## WORK TO DO:
Copy out the entries below precisely; nothing is to be omitted.

Charts and diagrams as code:
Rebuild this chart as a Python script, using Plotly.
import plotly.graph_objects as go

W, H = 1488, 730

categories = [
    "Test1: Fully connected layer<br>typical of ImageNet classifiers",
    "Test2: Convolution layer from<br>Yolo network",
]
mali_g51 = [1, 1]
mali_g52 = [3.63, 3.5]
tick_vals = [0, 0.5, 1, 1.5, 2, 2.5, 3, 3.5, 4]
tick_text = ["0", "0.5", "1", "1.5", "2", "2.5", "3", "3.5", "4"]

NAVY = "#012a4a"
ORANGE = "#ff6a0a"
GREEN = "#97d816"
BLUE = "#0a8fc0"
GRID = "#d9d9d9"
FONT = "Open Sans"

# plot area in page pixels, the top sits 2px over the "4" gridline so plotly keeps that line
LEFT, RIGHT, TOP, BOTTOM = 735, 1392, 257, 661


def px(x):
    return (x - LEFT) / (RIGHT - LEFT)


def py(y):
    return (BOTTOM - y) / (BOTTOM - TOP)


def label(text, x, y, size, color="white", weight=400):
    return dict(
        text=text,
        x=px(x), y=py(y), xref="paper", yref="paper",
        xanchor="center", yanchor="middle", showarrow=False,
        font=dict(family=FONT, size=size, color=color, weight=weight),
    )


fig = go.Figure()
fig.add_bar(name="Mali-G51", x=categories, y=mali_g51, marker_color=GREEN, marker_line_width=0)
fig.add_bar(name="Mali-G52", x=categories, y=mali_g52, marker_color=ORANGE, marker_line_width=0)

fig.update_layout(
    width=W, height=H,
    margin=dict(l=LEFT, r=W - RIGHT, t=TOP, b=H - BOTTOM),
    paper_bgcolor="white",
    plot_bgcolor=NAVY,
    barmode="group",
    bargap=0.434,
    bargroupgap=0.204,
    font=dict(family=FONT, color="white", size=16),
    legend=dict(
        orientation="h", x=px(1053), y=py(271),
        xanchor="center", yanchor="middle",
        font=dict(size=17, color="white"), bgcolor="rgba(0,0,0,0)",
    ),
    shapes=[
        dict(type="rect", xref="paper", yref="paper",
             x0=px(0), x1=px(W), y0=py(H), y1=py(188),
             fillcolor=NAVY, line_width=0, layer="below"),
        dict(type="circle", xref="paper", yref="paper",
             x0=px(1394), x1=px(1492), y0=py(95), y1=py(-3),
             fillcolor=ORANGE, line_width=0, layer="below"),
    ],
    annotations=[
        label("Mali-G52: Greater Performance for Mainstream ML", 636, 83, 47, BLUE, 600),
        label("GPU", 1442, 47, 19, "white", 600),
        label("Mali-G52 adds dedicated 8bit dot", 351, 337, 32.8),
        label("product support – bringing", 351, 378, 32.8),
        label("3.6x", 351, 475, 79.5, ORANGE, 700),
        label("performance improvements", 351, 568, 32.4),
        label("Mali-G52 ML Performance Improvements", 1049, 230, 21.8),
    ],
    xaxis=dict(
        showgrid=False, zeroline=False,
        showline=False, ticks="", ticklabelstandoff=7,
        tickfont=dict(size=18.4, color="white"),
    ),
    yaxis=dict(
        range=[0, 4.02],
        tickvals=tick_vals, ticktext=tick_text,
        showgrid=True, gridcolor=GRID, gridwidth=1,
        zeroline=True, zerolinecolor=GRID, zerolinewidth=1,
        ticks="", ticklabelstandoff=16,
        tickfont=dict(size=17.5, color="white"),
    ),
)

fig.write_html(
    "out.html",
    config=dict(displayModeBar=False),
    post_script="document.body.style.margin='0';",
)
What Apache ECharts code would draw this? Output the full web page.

## SOLUTION:
Rebuild this chart as a Python script, using Plotly.
import plotly.graph_objects as go

W, H = 1488, 730

categories = [
    "Test1: Fully connected layer<br>typical of ImageNet classifiers",
    "Test2: Convolution layer from<br>Yolo network",
]
mali_g51 = [1, 1]
mali_g52 = [3.63, 3.5]
tick_vals = [0, 0.5, 1, 1.5, 2, 2.5, 3, 3.5, 4]
tick_text = ["0", "0.5", "1", "1.5", "2", "2.5", "3", "3.5", "4"]

NAVY = "#012a4a"
ORANGE = "#ff6a0a"
GREEN = "#97d816"
BLUE = "#0a8fc0"
GRID = "#d9d9d9"
FONT = "Open Sans"

# plot area in page pixels, the top sits 2px over the "4" gridline so plotly keeps that line
LEFT, RIGHT, TOP, BOTTOM = 735, 1392, 257, 661


def px(x):
    return (x - LEFT) / (RIGHT - LEFT)


def py(y):
    return (BOTTOM - y) / (BOTTOM - TOP)


def label(text, x, y, size, color="white", weight=400):
    return dict(
        text=text,
        x=px(x), y=py(y), xref="paper", yref="paper",
        xanchor="center", yanchor="middle", showarrow=False,
        font=dict(family=FONT, size=size, color=color, weight=weight),
    )


fig = go.Figure()
fig.add_bar(name="Mali-G51", x=categories, y=mali_g51, marker_color=GREEN, marker_line_width=0)
fig.add_bar(name="Mali-G52", x=categories, y=mali_g52, marker_color=ORANGE, marker_line_width=0)

fig.update_layout(
    width=W, height=H,
    margin=dict(l=LEFT, r=W - RIGHT, t=TOP, b=H - BOTTOM),
    paper_bgcolor="white",
    plot_bgcolor=NAVY,
    barmode="group",
    bargap=0.434,
    bargroupgap=0.204,
    font=dict(family=FONT, color="white", size=16),
    legend=dict(
        orientation="h", x=px(1053), y=py(271),
        xanchor="center", yanchor="middle",
        font=dict(size=17, color="white"), bgcolor="rgba(0,0,0,0)",
    ),
    shapes=[
        dict(type="rect", xref="paper", yref="paper",
             x0=px(0), x1=px(W), y0=py(H), y1=py(188),
             fillcolor=NAVY, line_width=0, layer="below"),
        dict(type="circle", xref="paper", yref="paper",
             x0=px(1394), x1=px(1492), y0=py(95), y1=py(-3),
             fillcolor=ORANGE, line_width=0, layer="below"),
    ],
    annotations=[
        label("Mali-G52: Greater Performance for Mainstream ML", 636, 83, 47, BLUE, 600),
        label("GPU", 1442, 47, 19, "white", 600),
        label("Mali-G52 adds dedicated 8bit dot", 351, 337, 32.8),
        label("product support – bringing", 351, 378, 32.8),
        label("3.6x", 351, 475, 79.5, ORANGE, 700),
        label("performance improvements", 351, 568, 32.4),
        label("Mali-G52 ML Performance Improvements", 1049, 230, 21.8),
    ],
    xaxis=dict(
        showgrid=False, zeroline=False,
        showline=False, ticks="", ticklabelstandoff=7,
        tickfont=dict(size=18.4, color="white"),
    ),
    yaxis=dict(
        range=[0, 4.02],
        tickvals=tick_vals, ticktext=tick_text,
        showgrid=True, gridcolor=GRID, gridwidth=1,
        zeroline=True, zerolinecolor=GRID, zerolinewidth=1,
        ticks="", ticklabelstandoff=16,
        tickfont=dict(size=17.5, color="white"),
    ),
)

fig.write_html(
    "out.html",
    config=dict(displayModeBar=False),
    post_script="document.body.style.margin='0';",
)
What Apache ECharts code would draw this? Output the full web page.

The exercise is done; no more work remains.